=== What you have to do ===
Starting at the first line of the listing below, repeat each line up to and including the one containing "const rqTicks = [0.7, 0.8, 0.9, 1.0, 1.1];". Leave out pictures.

=== Available data ===
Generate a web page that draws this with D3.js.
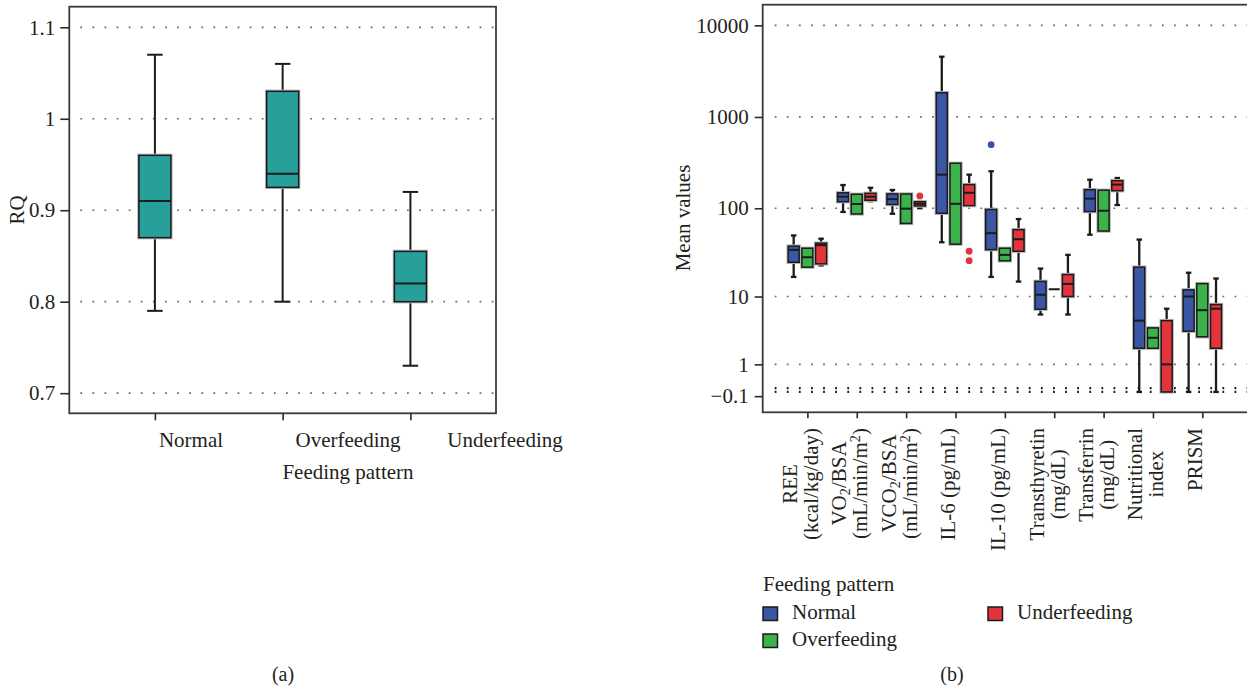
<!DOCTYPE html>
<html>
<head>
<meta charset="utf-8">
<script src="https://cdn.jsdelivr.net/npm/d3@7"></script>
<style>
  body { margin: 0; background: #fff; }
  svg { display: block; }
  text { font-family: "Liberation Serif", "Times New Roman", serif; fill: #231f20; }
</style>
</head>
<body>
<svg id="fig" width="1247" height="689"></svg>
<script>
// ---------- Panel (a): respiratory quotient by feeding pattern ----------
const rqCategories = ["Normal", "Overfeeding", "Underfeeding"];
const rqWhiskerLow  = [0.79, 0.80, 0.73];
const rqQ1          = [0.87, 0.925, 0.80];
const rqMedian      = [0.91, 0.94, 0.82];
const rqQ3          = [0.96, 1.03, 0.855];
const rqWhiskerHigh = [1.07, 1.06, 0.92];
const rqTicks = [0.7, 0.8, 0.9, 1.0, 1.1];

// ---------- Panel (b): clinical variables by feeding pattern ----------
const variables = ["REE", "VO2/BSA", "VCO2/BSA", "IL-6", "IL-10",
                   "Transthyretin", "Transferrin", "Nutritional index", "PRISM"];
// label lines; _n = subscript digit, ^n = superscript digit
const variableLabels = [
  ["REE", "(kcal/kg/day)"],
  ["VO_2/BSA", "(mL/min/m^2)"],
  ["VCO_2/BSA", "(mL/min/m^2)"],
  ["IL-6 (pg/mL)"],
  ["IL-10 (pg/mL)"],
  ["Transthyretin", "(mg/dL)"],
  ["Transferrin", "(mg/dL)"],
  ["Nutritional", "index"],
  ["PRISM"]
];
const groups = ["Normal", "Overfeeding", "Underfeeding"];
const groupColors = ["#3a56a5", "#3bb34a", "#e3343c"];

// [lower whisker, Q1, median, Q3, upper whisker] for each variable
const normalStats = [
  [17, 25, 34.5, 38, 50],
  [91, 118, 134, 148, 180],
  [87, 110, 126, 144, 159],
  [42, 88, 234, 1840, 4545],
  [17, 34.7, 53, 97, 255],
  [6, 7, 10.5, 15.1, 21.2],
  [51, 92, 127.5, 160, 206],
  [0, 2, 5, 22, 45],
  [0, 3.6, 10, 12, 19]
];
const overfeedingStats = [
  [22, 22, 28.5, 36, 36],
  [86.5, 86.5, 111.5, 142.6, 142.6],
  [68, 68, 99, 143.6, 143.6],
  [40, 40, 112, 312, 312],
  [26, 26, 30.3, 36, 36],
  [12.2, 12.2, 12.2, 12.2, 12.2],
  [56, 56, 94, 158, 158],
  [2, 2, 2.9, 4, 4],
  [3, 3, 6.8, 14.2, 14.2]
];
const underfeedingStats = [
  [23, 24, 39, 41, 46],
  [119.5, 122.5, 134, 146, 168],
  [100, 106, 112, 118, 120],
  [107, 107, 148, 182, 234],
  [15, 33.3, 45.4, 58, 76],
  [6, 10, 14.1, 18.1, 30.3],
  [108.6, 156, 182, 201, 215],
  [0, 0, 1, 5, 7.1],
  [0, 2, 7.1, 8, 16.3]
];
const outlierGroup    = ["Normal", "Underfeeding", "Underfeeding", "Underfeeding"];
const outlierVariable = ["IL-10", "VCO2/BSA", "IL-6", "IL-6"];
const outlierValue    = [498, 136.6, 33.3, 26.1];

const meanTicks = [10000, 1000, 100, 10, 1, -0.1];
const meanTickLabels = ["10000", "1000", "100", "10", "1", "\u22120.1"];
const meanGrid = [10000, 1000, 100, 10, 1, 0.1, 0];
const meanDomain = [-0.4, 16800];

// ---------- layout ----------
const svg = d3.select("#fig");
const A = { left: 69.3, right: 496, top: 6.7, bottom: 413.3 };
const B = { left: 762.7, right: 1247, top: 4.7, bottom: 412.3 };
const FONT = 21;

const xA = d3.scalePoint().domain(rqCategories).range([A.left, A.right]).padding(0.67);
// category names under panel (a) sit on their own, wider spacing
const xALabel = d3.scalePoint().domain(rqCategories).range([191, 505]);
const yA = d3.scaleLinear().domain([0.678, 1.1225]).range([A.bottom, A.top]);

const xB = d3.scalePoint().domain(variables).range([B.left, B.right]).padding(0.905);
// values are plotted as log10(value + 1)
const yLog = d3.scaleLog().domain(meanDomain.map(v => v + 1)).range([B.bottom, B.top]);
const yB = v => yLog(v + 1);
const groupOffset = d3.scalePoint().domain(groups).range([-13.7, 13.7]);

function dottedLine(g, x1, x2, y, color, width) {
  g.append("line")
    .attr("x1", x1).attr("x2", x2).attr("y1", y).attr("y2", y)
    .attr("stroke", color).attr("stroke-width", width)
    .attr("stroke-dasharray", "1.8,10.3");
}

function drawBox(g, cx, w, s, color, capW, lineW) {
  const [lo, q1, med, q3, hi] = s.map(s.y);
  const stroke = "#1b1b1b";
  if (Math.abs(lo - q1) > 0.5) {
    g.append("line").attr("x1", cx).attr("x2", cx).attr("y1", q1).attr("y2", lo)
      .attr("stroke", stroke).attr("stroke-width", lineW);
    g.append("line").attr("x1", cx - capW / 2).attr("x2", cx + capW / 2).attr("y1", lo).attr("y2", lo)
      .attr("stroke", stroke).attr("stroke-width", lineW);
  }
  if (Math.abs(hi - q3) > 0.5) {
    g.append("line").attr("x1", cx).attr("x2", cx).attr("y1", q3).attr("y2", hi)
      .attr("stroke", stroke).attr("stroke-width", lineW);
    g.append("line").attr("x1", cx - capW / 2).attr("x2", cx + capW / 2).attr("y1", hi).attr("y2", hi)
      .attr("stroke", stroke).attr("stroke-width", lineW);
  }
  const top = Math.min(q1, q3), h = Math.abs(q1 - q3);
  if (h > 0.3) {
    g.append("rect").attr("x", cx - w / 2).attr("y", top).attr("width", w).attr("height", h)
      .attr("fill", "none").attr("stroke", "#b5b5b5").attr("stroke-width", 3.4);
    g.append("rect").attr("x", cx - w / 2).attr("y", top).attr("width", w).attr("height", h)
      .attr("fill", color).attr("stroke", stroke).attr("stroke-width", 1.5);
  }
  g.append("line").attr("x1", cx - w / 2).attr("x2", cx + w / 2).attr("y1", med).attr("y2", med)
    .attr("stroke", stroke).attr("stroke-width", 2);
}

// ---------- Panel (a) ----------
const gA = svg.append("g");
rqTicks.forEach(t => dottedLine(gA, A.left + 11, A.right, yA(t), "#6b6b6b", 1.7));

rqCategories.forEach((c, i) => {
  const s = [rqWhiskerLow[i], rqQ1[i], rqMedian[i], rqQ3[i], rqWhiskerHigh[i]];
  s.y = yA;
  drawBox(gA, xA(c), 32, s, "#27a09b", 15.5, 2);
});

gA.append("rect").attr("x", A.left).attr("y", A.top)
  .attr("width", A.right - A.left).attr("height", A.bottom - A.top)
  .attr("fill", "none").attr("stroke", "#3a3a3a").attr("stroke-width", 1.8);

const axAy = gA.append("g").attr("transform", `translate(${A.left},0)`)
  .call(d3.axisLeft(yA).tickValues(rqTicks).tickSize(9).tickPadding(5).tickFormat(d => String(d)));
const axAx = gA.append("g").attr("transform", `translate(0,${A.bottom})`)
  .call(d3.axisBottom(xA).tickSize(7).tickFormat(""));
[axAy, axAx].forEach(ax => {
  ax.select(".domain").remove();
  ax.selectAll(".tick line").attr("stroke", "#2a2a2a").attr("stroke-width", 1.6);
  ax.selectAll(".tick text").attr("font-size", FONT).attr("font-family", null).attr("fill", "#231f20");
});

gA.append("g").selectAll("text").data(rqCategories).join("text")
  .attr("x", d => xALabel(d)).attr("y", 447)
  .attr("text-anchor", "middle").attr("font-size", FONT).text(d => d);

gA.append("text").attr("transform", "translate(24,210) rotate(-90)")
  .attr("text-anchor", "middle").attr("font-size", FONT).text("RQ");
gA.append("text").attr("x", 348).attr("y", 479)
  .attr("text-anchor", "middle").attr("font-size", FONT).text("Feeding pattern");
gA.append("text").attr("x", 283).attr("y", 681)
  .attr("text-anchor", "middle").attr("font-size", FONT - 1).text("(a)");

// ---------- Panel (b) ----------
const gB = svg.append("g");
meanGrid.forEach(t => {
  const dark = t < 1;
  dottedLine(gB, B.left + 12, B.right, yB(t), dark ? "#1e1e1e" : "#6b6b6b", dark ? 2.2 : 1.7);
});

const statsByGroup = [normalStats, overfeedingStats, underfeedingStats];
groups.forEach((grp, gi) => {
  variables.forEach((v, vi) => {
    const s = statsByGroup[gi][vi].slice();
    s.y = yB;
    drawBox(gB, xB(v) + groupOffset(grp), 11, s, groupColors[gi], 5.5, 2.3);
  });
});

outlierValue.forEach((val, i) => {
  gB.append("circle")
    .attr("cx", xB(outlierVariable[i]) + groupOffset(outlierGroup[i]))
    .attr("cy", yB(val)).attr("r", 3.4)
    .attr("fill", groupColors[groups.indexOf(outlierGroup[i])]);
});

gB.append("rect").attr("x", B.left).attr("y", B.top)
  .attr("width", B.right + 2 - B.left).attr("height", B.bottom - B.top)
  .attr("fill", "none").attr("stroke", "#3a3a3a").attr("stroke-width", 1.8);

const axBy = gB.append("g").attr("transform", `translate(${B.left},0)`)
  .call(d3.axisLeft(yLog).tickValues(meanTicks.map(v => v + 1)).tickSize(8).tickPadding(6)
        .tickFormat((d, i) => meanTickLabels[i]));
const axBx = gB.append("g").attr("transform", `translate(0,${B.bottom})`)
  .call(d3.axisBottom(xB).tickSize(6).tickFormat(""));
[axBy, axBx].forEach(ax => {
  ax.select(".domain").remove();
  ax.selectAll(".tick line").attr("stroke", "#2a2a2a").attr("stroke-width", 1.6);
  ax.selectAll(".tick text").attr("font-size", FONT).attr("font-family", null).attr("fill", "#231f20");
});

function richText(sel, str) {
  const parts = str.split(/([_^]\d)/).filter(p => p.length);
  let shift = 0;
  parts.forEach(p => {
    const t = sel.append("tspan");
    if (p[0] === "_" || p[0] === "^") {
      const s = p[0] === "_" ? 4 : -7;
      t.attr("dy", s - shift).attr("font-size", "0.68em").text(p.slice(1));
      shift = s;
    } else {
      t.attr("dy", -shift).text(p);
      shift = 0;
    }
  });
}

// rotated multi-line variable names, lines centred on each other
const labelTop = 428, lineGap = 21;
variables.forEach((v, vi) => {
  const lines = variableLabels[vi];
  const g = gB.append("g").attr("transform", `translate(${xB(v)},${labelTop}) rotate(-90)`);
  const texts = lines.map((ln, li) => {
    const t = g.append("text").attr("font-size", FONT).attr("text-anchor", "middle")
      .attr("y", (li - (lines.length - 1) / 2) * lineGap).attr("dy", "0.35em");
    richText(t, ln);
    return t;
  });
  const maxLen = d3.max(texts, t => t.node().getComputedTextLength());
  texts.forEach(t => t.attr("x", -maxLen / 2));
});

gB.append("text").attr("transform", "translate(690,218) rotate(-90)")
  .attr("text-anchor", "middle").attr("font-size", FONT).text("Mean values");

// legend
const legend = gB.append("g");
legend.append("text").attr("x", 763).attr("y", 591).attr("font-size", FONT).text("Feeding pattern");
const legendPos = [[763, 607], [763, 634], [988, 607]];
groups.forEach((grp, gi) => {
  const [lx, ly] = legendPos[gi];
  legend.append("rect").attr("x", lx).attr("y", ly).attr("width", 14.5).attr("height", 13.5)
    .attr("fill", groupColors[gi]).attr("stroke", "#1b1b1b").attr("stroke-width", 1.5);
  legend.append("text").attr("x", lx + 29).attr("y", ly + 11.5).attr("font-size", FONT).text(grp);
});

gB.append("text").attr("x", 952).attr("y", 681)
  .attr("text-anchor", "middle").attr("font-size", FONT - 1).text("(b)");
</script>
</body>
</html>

=== Result for this task ===
Generate a web page that draws this with D3.js.
<!DOCTYPE html>
<html>
<head>
<meta charset="utf-8">
<script src="https://cdn.jsdelivr.net/npm/d3@7"></script>
<style>
  body { margin: 0; background: #fff; }
  svg { display: block; }
  text { font-family: "Liberation Serif", "Times New Roman", serif; fill: #231f20; }
</style>
</head>
<body>
<svg id="fig" width="1247" height="689"></svg>
<script>
// ---------- Panel (a): respiratory quotient by feeding pattern ----------
const rqCategories = ["Normal", "Overfeeding", "Underfeeding"];
const rqWhiskerLow  = [0.79, 0.80, 0.73];
const rqQ1          = [0.87, 0.925, 0.80];
const rqMedian      = [0.91, 0.94, 0.82];
const rqQ3          = [0.96, 1.03, 0.855];
const rqWhiskerHigh = [1.07, 1.06, 0.92];
const rqTicks = [0.7, 0.8, 0.9, 1.0, 1.1];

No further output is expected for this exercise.